The kiln, if you’re unfamiliar, is a chamber that heats up and turns what you made with clay into reality—”The lowest temperature we fire to is 1888 degrees, and it takes about seven hours to get to that temperature,” explains Jones. “Then it takes another 24 hours for it to cool down for us to take it out.”

Also included at the painting stations are selfie sticks for people to record themselves painting their set of pottery. Jones wants visitors to remember the whole experience of doing pottery. 

“The point of the selfie sticks isn’t to record you, but to record the work that you are doing,” says Jones. “We encourage people to use time-lapse to record whatever they are doing for a really cool memory … but also the phone is out of your hands and you are interacting with the people at the table.”

Even though people won’t have phones in their hands, they might have a drink instead. Jones is teaming up with Evermore Coffee, a Burlington City-based coffee shop for beans. There’s also a speciality drink that Jones has in mind as well. 

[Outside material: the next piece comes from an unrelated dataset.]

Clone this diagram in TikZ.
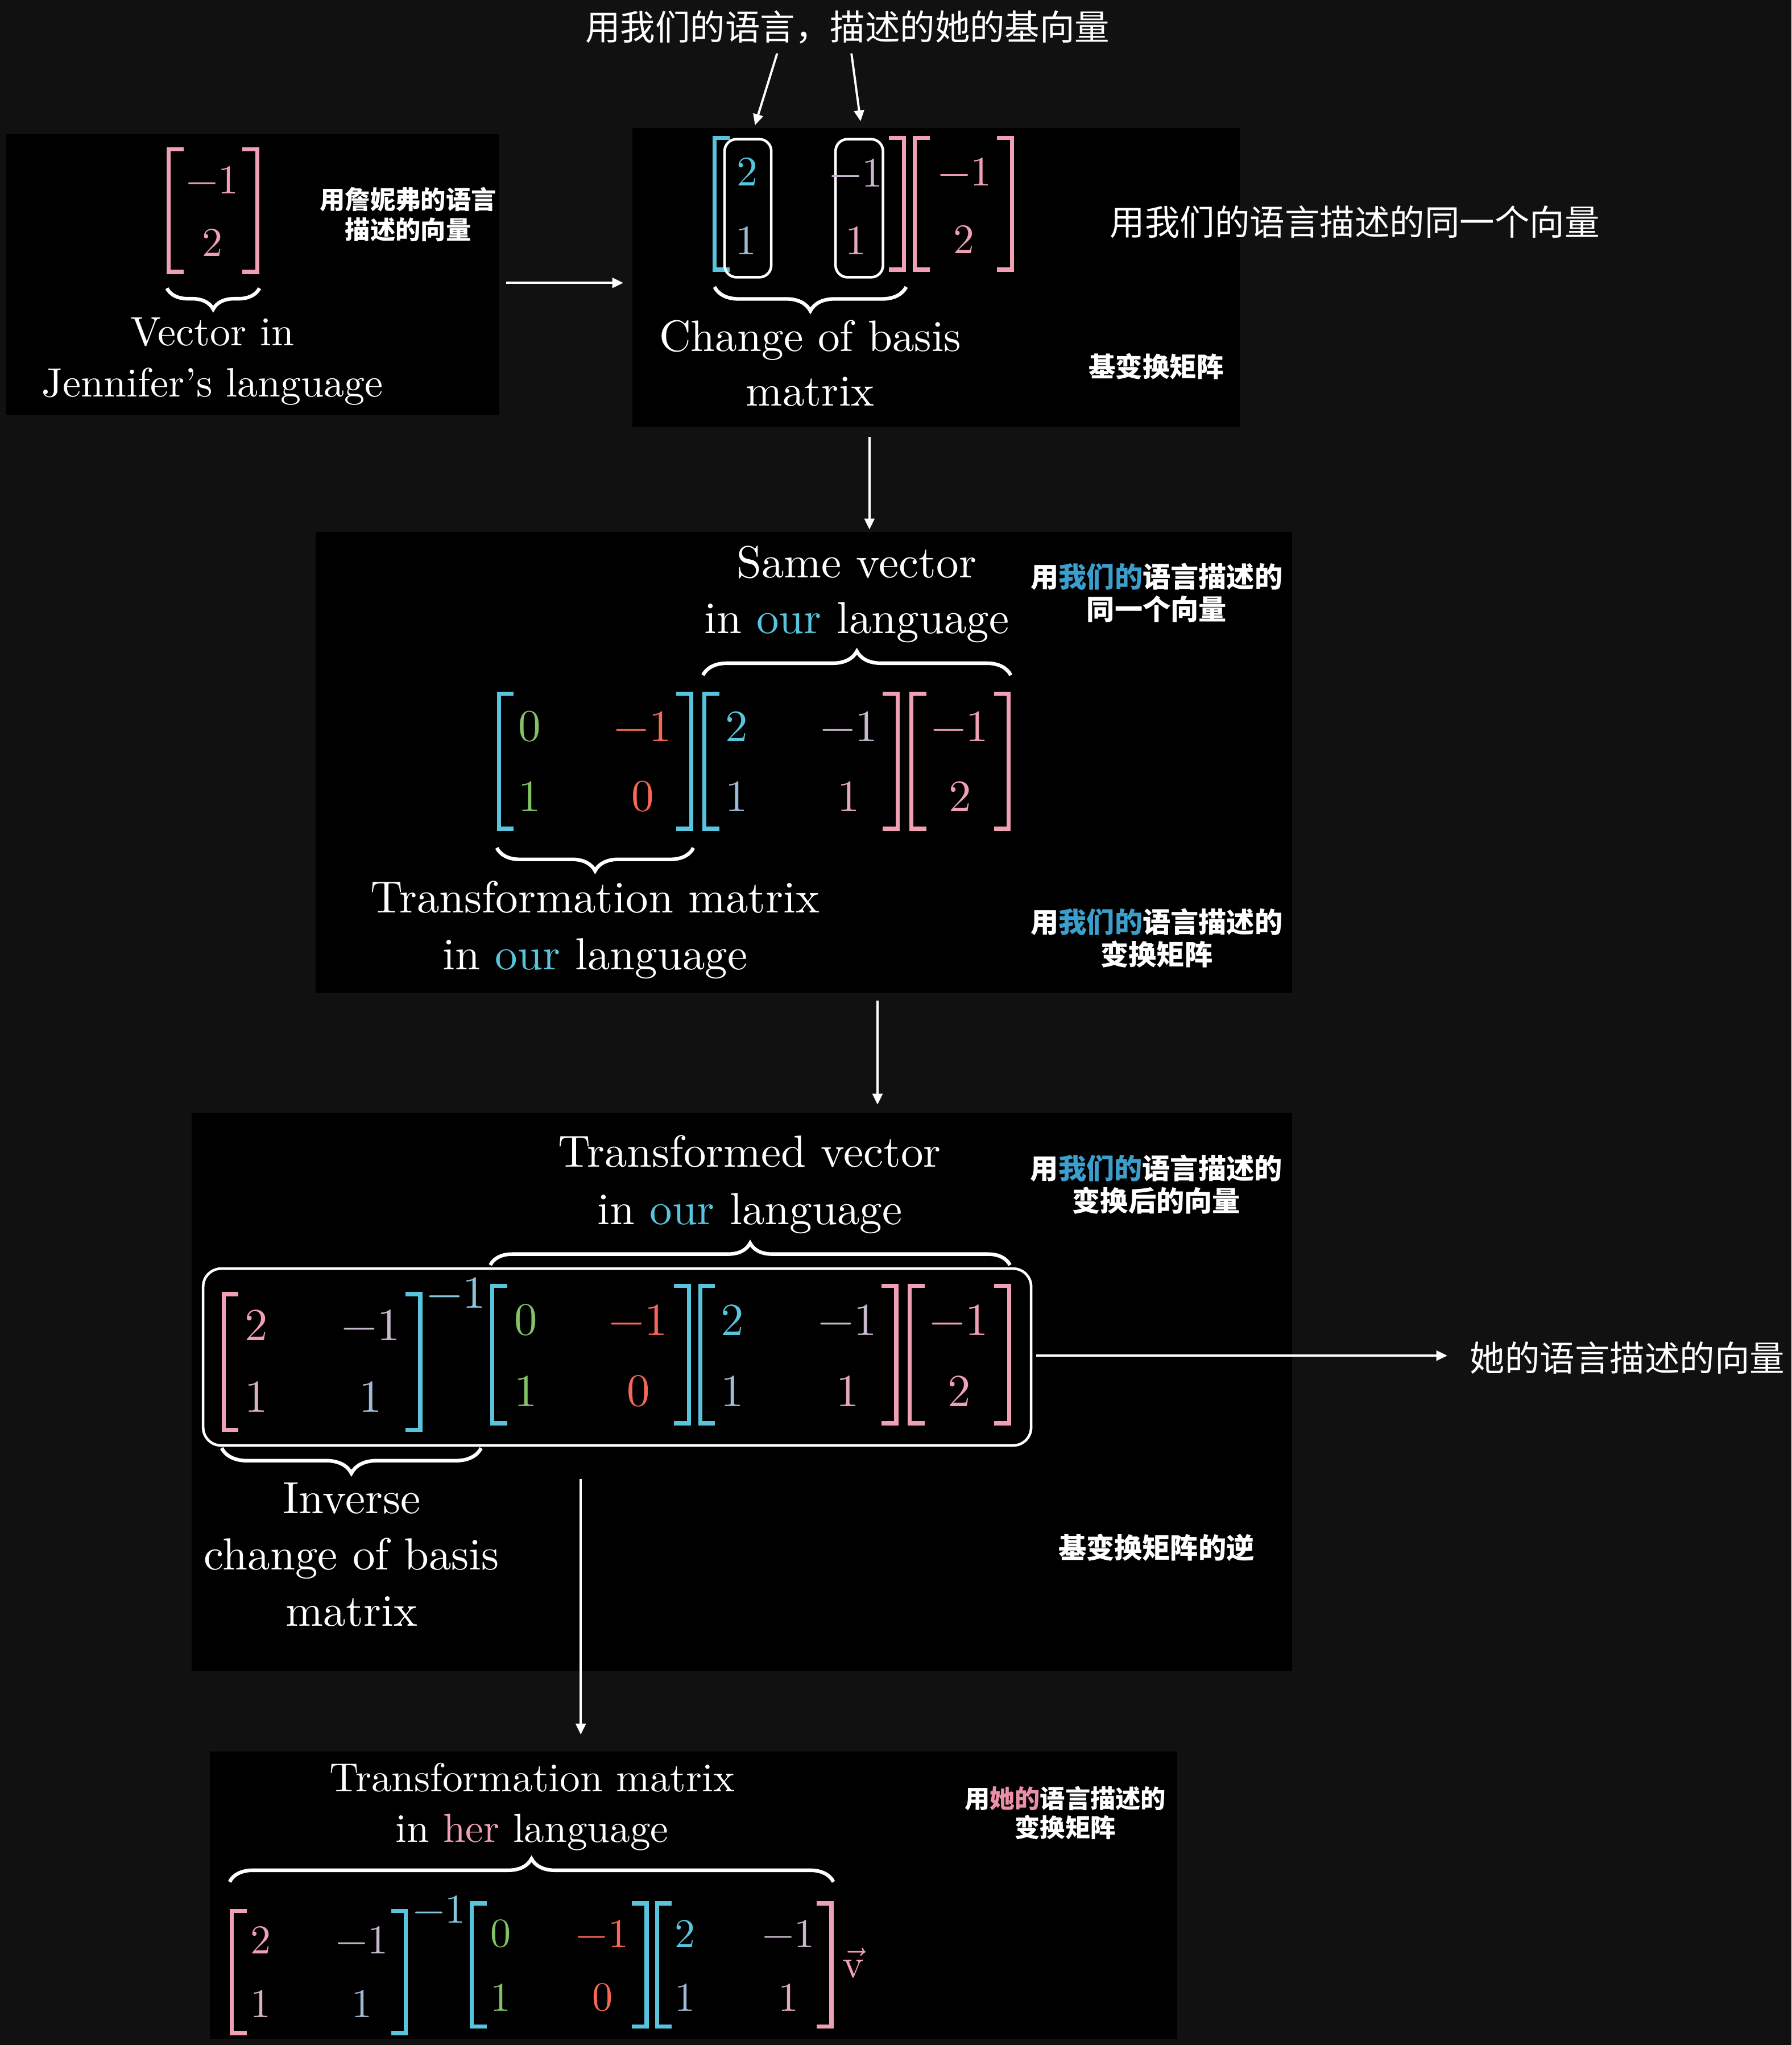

“I started this speciality drink that is popular with kids, but adults love it as well,” explains Jones. “It’s called unicorn hot cocoa and it’s a white hot chocolate, but then it has a rainbow swirl.”

In the long term, Jones would like to expand The Turquoise Cup to other parts of South Jersey, but right now her main focus is making sure guests leave with a memorable experience. 

“The goal is to have this place filled with people looking to spend time together,” says Jones. “I want this place to be a destination for people looking to spend time together.”

The Turquoise Cup. 325 High St., Burlington.